Teaching Grammar School Literature with a Rhetorical Lens

Colleen Dong June 6, 2016

Presented at:
SCL Conference 2016


This session desires to look critically at the unity of the Trivium. Rhetoric in the Grammar Stage does not only mean oral presentations. It will challenge this notion and ask the question, how can we give rhetoric a proper seat in each classroom? This session focuses on the Rhetoric of Fiction, laid out by Wayne C. Booth in his book The Rhetoric of Fiction. It takes the principles found in that book, as well as from other scholars in the field of rhetoric, and applies them to K—6 classrooms. This session will discuss the rhetorical lens that can be applied to lessons surrounding fiction and will give intentional questions to ask and discussions to employ in order to prime the pump for future rhetorical analyses. The focus of the seminar will be on the narrator and the impact on a story because of the specific narrator chosen by the author. The instructor will also give two examples of how to employ these principles and tactics in the classroom in order to create a rich environment around reading. It will give an example through a short story and a picture book.

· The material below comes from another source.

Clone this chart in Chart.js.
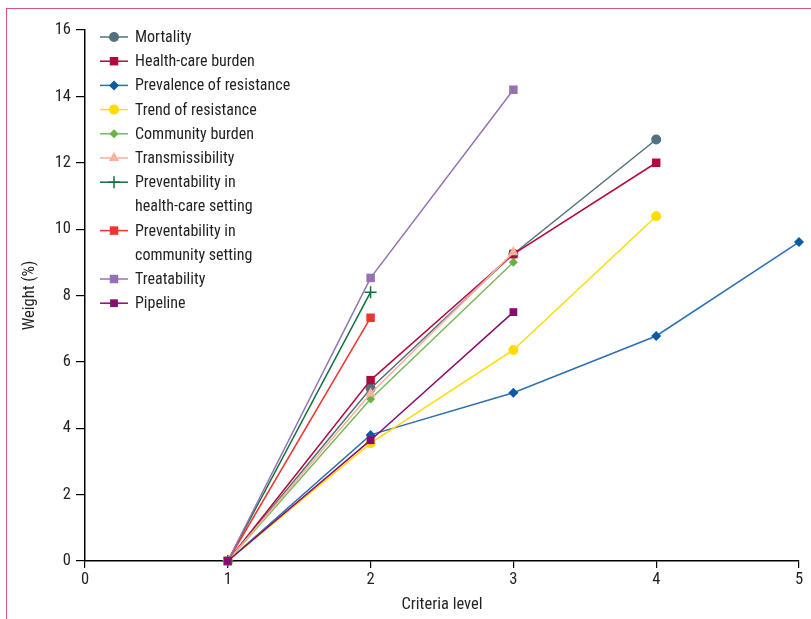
<!DOCTYPE html>
<html>
<head>
<meta charset="utf-8">
<script src="https://cdn.jsdelivr.net/npm/chart.js@4.4.0/dist/chart.umd.min.js"></script>
<style>
  html, body { margin: 0; padding: 0; background: #fff; }
  #frame { position: absolute; left: 6px; top: 8px; right: 0; bottom: 0;
           border-left: 1.5px solid #d6577a; border-top: 1.5px solid #d6577a; }
  #wrap { position: absolute; left: 0; top: 0; width: 811px; height: 619px; }
</style>
</head>
<body>
<div id="frame"></div>
<div id="wrap"><canvas id="chart" width="811" height="619"></canvas></div>
<script>
// criteria levels on the x axis
var levels = [1, 2, 3, 4, 5];

// weights (%) per criterion, one value per level
var mortality = [0, 5.2, 9.25, 12.7];
var healthCareBurden = [0, 5.45, 9.25, 12.0];
var prevalence = [0, 3.8, 5.07, 6.78, 9.61];
var trendResistance = [0, 3.55, 6.36, 10.39];
var communityBurden = [0, 4.88, 9.0];
var transmissibility = [0, 5.05, 9.3];
var preventHealthCare = [0, 8.1];
var preventCommunity = [0, 7.33];
var treatability = [0, 8.53, 14.2];
var pipeline = [0, 3.64, 7.5];

var xTicks = [0, 1, 2, 3, 4, 5];
var yTicks = [0, 2, 4, 6, 8, 10, 12, 14, 16];

var FONT = '"Roboto Condensed", "Open Sans", sans-serif';

function pts(values) {
    return values.map(function(v, i) { return { x: levels[i], y: v }; });
}

var series = [
    { label: ['Mortality'], data: mortality, color: '#52707d', style: 'circle', r: 5 },
    { label: ['Health-care burden'], data: healthCareBurden, color: '#b10a3d', style: 'rect', r: 6 },
    { label: ['Prevalence of resistance'], data: prevalence, color: '#0c5aa2', line: '#2d6fb3', style: 'rectRot', r: 5 },
    { label: ['Trend of resistance'], data: trendResistance, color: '#ffdc00', style: 'circle', r: 5 },
    { label: ['Community burden'], data: communityBurden, color: '#6cb146', line: '#7ab85a', style: 'rectRot', r: 4.5 },
    { label: ['Transmissibility'], data: transmissibility, color: '#f6b29a', style: 'triangle', r: 6 },
    { label: ['Preventability in', 'health-care setting'], data: preventHealthCare, color: '#0e7040', line: '#0e7040', style: 'cross', r: 6 },
    { label: ['Preventability in', 'community setting'], data: preventCommunity, color: '#ee3430', style: 'rect', r: 6 },
    { label: ['Treatability'], data: treatability, color: '#9672b5', style: 'rect', r: 6 },
    { label: ['Pipeline'], data: pipeline, color: '#870c6e', style: 'rect', r: 5.5 }
];

var datasets = series.map(function(s, i) {
    return {
        label: s.label.join(' '),
        legendLines: s.label,
        data: pts(s.data),
        borderColor: s.line || s.color,
        backgroundColor: s.color,
        pointBackgroundColor: s.color,
        pointBorderColor: s.color,
        pointStyle: s.style,
        pointRadius: s.r,
        pointBorderWidth: s.style === 'cross' ? 1.5 : 0,
        borderWidth: 1.5,
        tension: 0,
        clip: false,
        order: series.length - i
    };
});

// legend drawn by hand so the two-line labels sit like the original
var legendPlugin = {
    id: 'sideLegend',
    afterDraw: function(chart) {
        var ctx = chart.ctx;
        var x0 = 100, lineLen = 28, textX = 135, y = 37, step = 24.2;
        ctx.save();
        ctx.font = '16px ' + FONT;
        ctx.textBaseline = 'middle';
        chart.data.datasets.forEach(function(ds) {
            ctx.strokeStyle = ds.borderColor;
            ctx.lineWidth = 1.5;
            ctx.beginPath();
            ctx.moveTo(x0, y);
            ctx.lineTo(x0 + lineLen, y);
            ctx.stroke();
            ctx.fillStyle = ds.pointBackgroundColor;
            ctx.strokeStyle = ds.pointBorderColor;
            Chart.helpers.drawPoint(ctx, {
                pointStyle: ds.pointStyle,
                radius: ds.pointRadius,
                rotation: 0,
                borderWidth: ds.pointBorderWidth
            }, x0 + lineLen / 2, y);
            ctx.fillStyle = '#231f20';
            ds.legendLines.forEach(function(t) {
                ctx.fillText(t, textX, y + 1);
                y += step;
            });
        });
        ctx.restore();
    }
};

new Chart(document.getElementById('chart'), {
    type: 'line',
    data: { datasets: datasets },
    options: {
        responsive: false,
        animation: false,
        devicePixelRatio: 1,
        layout: { padding: { top: 30, right: 12, left: 0, bottom: 0 } },
        plugins: { legend: { display: false }, tooltip: { enabled: false } },
        scales: {
            x: {
                type: 'linear',
                min: 0, max: 5,
                afterFit: function(s) { s.height = 58; },
                afterBuildTicks: function(s) { s.ticks = xTicks.map(function(v) { return { value: v }; }); },
                border: { display: true, color: '#000', width: 1.5 },
                grid: { drawOnChartArea: false, drawTicks: true, tickLength: 7, color: '#000', lineWidth: 1.2 },
                ticks: { color: '#231f20', font: { family: FONT, size: 16.5 }, padding: 2 },
                title: { display: true, text: 'Criteria level', color: '#231f20',
                         font: { family: FONT, size: 16.5 }, padding: { top: 4 } }
            },
            y: {
                type: 'linear',
                min: 0, max: 16,
                afterFit: function(s) { s.width = 85; },
                afterBuildTicks: function(s) { s.ticks = yTicks.map(function(v) { return { value: v }; }); },
                border: { display: true, color: '#000', width: 1.5 },
                grid: { drawOnChartArea: false, drawTicks: true, tickLength: 9, color: '#000', lineWidth: 1.2 },
                ticks: { color: '#231f20', font: { family: FONT, size: 16.5 }, padding: 5 },
                title: { display: true, text: 'Weight (%)', color: '#231f20',
                         font: { family: FONT, size: 16.5 }, padding: { top: 20, bottom: 0 } }
            }
        }
    },
    plugins: [legendPlugin]
});
</script>
</body>
</html>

Fiction Reading Rhetoric Trivium


Colleen Dong
Colleen has been with The Cambridge School for the past five years. She graduated from Azusa Pacific University with a degree in English. During her four years at Azusa, she had the opportunity to study abroad at The University of Oxford. While there, she gained a renewed appetite for quality education and desired to work at a school that intentionally educated and formed their students. After graduating, Colleen quickly found a home at The Cambridge School. Colleen is now working on her Master's in Rhetoric and Writing at San Diego State University.